Main Factors Influencing Stone Crushing Machine Output Size

Crusher Type and Structural Design

The discharge particle size of a crushing system is strongly influenced by equipment selection and internal structure. A professional Stone Crushing Machine Factory typically optimizes machine configuration to achieve stable and adjustable output gradation.

1. Crusher Type Selection

Different crushers operate under different crushing principles. Jaw crushers mainly perform compression crushing and are suitable for primary stages, usually producing coarser material. Cone crushers and impact crushers are better for secondary or tertiary stages, delivering finer and more uniform aggregates.

2. Crushing Chamber Geometry

The shape and depth of the crushing chamber determine how materials are compressed or impacted. A well-designed chamber improves material flow and reduces uneven particle size distribution. Poor structural design may cause excessive coarse particles or over-crushing.

3. Discharge Opening Adjustment

The size of the discharge opening directly controls the output size. A smaller opening causes finer products, while a larger opening increases output size. Precise adjustment systems provided by a Stone Crushing Machine Factory help maintain consistent particle control.

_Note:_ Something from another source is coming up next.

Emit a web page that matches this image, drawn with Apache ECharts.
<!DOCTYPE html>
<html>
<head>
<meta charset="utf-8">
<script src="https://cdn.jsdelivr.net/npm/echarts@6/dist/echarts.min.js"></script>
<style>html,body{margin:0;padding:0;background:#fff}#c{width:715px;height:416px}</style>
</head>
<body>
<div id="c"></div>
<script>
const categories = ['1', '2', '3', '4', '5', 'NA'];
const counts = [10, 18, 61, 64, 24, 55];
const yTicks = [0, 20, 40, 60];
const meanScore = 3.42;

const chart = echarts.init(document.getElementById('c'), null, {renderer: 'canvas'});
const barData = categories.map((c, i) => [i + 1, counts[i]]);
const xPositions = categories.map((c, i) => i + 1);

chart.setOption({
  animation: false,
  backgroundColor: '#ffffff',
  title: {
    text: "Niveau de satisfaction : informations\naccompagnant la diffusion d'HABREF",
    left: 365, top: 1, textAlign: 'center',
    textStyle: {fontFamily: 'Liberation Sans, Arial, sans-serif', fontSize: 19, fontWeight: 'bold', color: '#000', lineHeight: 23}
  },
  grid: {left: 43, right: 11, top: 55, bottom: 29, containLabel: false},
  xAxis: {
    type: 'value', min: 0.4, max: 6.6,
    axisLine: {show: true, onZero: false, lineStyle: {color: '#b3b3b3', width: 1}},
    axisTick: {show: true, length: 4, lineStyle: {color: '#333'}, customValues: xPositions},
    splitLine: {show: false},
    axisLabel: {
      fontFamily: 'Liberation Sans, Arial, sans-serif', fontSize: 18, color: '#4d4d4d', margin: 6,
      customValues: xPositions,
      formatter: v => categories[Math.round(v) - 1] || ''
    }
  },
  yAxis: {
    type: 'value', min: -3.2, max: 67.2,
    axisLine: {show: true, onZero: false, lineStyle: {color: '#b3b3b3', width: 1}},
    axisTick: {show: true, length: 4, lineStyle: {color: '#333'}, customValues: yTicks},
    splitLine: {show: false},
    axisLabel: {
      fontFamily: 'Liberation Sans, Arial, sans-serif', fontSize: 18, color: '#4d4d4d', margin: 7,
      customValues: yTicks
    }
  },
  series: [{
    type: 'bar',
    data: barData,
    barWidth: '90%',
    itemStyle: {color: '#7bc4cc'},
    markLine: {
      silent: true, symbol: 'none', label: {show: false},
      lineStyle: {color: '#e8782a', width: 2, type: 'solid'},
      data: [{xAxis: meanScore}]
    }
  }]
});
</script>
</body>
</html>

Material Properties and Feeding Conditions

Material characteristics significantly affect crushing efficiency and final gradation. Even advanced equipment cannot compensate for unsuitable raw materials or unstable feeding.

1. Material Hardness and Strength

Hard stones such as basalt or granite require a stronger crushing force. If the equipment capacity is insufficient, the output may remain relatively coarse. Softer materials like limestone are easier to crush into finer particles.

2. Moisture Content

High moisture content may cause materials to stick inside the chamber, reducing crushing efficiency and blocking the discharge port. This results in inconsistent particle sizes and unstable output.

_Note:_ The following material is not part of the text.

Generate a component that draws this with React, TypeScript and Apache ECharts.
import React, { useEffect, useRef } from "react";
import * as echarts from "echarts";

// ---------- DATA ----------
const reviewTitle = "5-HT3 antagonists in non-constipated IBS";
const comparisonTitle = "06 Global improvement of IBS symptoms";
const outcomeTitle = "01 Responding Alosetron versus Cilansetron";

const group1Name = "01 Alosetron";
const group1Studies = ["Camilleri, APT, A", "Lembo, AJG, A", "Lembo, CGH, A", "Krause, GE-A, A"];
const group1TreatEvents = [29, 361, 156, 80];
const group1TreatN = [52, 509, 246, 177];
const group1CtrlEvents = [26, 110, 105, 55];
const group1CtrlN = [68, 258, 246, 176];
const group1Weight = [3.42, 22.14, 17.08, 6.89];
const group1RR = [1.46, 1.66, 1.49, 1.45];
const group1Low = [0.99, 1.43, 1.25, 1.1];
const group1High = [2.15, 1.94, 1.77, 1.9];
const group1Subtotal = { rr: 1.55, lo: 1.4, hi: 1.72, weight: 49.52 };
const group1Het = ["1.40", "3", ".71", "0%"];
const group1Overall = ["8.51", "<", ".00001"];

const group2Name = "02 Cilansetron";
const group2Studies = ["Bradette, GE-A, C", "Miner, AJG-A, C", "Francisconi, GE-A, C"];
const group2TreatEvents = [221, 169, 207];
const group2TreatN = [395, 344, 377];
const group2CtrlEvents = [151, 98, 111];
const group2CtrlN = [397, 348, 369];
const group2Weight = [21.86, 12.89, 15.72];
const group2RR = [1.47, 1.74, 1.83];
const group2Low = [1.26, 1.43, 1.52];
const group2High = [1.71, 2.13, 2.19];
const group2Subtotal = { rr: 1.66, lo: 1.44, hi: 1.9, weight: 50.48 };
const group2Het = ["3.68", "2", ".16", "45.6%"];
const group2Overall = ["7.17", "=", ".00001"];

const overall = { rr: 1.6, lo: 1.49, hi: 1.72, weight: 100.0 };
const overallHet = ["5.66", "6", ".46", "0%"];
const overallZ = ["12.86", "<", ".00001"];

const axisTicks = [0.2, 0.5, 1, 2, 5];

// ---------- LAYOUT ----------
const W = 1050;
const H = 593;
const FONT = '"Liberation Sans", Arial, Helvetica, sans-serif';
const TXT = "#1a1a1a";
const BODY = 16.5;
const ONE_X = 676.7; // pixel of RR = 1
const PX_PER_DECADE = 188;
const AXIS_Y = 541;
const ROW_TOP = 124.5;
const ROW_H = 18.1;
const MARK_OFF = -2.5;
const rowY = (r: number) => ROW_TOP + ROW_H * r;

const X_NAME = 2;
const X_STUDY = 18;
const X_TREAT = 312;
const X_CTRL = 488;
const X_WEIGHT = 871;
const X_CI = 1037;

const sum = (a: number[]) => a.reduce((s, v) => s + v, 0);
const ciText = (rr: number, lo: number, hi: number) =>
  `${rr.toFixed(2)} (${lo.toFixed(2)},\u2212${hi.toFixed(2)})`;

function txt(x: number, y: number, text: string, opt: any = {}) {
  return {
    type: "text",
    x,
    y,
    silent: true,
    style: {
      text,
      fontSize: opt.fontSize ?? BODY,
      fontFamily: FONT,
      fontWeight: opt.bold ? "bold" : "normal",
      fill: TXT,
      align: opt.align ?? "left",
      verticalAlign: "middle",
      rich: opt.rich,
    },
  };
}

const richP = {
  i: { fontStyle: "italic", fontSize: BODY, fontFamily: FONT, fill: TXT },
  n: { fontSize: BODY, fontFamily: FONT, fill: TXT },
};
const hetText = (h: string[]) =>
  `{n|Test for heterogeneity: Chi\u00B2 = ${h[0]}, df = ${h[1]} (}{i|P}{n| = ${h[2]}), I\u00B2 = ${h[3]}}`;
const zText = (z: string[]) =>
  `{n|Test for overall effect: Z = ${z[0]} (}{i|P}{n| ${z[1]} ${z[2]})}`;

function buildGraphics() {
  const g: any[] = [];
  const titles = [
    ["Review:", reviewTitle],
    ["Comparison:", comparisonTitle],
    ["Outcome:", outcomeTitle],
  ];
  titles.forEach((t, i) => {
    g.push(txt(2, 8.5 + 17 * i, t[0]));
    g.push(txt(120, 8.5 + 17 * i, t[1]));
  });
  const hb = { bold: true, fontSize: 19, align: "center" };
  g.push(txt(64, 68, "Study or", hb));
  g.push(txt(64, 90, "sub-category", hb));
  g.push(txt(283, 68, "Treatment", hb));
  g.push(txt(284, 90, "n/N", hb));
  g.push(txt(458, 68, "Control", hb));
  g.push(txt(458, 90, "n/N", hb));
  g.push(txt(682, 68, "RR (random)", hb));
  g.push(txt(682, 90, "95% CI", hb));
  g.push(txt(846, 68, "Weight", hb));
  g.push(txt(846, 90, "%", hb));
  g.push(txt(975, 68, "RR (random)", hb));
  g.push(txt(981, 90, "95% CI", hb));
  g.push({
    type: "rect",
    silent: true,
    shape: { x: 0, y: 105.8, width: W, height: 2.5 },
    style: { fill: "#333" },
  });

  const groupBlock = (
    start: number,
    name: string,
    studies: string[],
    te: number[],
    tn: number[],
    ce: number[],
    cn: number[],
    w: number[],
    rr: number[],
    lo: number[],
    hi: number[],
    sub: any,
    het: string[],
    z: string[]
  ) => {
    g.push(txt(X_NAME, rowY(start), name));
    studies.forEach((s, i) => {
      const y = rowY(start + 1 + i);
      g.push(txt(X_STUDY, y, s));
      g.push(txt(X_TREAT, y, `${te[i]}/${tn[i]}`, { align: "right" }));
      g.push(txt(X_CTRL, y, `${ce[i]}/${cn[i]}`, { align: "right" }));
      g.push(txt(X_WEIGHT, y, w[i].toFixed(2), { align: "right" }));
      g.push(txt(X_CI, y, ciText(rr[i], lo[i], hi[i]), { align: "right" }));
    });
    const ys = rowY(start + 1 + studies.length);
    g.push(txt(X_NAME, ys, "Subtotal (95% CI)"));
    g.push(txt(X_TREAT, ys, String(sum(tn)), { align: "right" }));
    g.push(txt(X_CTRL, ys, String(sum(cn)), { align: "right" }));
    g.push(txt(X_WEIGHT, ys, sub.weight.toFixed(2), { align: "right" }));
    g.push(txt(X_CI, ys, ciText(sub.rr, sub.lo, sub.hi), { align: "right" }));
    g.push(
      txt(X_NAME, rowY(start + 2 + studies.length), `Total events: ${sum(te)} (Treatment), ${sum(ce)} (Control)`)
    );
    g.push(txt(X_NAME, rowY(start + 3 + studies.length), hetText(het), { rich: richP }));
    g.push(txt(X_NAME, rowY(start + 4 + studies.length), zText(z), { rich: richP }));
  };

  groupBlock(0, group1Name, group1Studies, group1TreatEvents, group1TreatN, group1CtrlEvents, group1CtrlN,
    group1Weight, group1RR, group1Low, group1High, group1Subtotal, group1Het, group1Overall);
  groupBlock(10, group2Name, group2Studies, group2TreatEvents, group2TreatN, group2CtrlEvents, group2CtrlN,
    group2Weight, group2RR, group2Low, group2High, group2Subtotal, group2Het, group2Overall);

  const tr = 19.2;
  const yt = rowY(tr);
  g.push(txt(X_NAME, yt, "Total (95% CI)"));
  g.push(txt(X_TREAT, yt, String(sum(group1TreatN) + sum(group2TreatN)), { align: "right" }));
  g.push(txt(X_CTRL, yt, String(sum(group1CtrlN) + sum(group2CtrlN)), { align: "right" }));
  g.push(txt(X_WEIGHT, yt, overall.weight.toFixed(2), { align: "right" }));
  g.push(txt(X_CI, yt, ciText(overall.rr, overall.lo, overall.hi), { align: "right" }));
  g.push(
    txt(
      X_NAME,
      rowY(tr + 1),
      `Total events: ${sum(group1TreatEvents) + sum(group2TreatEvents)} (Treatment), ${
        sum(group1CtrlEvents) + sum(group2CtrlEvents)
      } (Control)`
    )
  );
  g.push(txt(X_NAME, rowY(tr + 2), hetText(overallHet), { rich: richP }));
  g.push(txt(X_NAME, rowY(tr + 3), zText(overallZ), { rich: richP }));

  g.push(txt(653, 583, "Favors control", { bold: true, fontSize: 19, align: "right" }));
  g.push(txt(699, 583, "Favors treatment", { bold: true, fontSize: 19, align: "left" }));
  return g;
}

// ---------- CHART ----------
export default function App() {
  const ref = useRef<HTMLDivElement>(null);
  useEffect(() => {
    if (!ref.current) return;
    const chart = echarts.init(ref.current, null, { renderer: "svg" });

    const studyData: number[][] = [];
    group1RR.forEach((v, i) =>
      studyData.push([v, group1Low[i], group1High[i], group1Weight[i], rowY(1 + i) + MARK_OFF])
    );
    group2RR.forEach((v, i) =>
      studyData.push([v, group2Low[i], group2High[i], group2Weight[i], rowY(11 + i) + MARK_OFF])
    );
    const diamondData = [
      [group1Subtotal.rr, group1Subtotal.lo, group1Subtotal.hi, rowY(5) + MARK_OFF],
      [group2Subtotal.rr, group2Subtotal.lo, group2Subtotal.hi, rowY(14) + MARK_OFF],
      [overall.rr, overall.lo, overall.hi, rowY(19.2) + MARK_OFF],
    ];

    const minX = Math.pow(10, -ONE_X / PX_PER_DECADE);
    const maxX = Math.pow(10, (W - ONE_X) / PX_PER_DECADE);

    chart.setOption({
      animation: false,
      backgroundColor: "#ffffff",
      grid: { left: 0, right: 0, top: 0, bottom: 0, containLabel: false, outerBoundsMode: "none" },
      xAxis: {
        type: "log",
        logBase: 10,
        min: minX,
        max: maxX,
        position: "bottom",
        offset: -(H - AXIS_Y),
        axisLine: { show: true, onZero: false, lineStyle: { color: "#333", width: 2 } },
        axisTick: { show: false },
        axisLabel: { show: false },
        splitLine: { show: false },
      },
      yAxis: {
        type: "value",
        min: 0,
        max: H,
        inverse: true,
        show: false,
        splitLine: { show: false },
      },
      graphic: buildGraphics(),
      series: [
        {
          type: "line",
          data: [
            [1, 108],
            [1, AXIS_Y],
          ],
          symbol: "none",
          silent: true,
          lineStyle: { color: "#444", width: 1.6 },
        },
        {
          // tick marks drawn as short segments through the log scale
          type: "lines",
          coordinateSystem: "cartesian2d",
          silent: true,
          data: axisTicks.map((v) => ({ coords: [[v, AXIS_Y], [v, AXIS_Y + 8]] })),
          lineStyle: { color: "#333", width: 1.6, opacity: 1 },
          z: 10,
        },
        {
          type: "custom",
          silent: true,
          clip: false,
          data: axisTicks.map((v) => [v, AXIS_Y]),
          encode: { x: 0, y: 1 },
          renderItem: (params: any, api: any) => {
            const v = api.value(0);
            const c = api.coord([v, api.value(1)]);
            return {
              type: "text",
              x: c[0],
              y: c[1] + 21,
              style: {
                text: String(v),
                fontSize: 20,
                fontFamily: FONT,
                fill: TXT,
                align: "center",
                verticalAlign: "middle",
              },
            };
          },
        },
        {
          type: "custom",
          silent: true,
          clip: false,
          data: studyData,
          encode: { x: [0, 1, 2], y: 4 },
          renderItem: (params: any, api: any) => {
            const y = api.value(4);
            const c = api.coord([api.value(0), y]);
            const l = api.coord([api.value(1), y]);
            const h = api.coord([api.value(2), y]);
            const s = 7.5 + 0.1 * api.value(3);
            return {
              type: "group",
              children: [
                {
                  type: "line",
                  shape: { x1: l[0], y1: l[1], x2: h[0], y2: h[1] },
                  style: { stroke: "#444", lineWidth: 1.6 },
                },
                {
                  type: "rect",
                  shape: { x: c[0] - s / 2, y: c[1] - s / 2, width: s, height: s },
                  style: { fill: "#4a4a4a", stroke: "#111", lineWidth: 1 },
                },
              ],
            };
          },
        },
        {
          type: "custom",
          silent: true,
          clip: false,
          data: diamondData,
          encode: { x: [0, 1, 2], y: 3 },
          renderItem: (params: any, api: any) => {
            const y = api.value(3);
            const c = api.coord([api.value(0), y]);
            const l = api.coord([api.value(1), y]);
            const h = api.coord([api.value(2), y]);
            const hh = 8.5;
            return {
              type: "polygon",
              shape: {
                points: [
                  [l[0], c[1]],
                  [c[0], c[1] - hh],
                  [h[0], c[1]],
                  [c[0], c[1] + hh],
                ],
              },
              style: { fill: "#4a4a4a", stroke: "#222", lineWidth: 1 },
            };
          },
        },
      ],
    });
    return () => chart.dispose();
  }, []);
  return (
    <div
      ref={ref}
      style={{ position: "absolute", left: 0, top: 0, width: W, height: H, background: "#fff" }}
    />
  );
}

3. Feed Size and Uniformity

Excessively large or uneven feed materials create fluctuating pressure inside the chamber. Pre-screening and controlled feeding ensure better size control and prevent oversized discharge.

Operational Parameters and Settings

Proper operational adjustment plays a key role in achieving the desired discharge particle size.

1. Closed Side Setting (CSS)

The CSS defines the gap between crushing surfaces. Reducing the gap produces finer material, while increasing it generates coarser output. Accurate control of this parameter is essential for gradation management.

2. Rotational Speed

Higher rotational speed increases the frequency of crushing actions, which may result in finer output. However, excessive speed can cause equipment wear and unstable performance.

3. Feeding Rate Stability

Overfeeding reduces effective crushing time and may cause oversized particles. Underfeeding decreases efficiency and affects output uniformity. Stable and continuous feeding ensures consistent gradation.

Wear Condition and Maintenance

Long-term operation inevitably causes wear, which directly affects discharge particle size.

1. Liner and Hammer Wear

As liners or hammers wear down, the crushing gap increases, producing coarser materials. Regular inspection and replacement are essential to maintain a stable output size.

2. Mechanical Alignment

Misalignment of shafts or bearings can cause uneven crushing force, resulting in inconsistent particle distribution.

3. Lubrication System Efficiency

Proper lubrication reduces friction and heat generation. Overheating or insufficient lubrication may affect equipment precision and indirectly impact particle size control.

Screening and System Configuration

The final output size is not determined by the crusher alone but by the overall production system.

1. Vibrating Screen Efficiency

Efficient screening separates qualified materials and returns oversized particles for re-crushing, ensuring more accurate gradation.

2. Closed-Circuit Crushing System

Closed-circuit systems improve particle size control by continuously recirculating oversized materials.

3. Multi-Stage Crushing Design

Combining primary, secondary, and tertiary crushing stages allows for gradual size reduction and better final particle uniformity.

The output particle size of a crushing system is influenced by equipment design, material characteristics, operational parameters, wear conditions, and overall system configuration. Effective size control requires proper equipment selection, accurate parameter adjustment, and consistent maintenance. By understanding these factors, operators can achieve stable, uniform aggregates that meet different construction and industrial standards.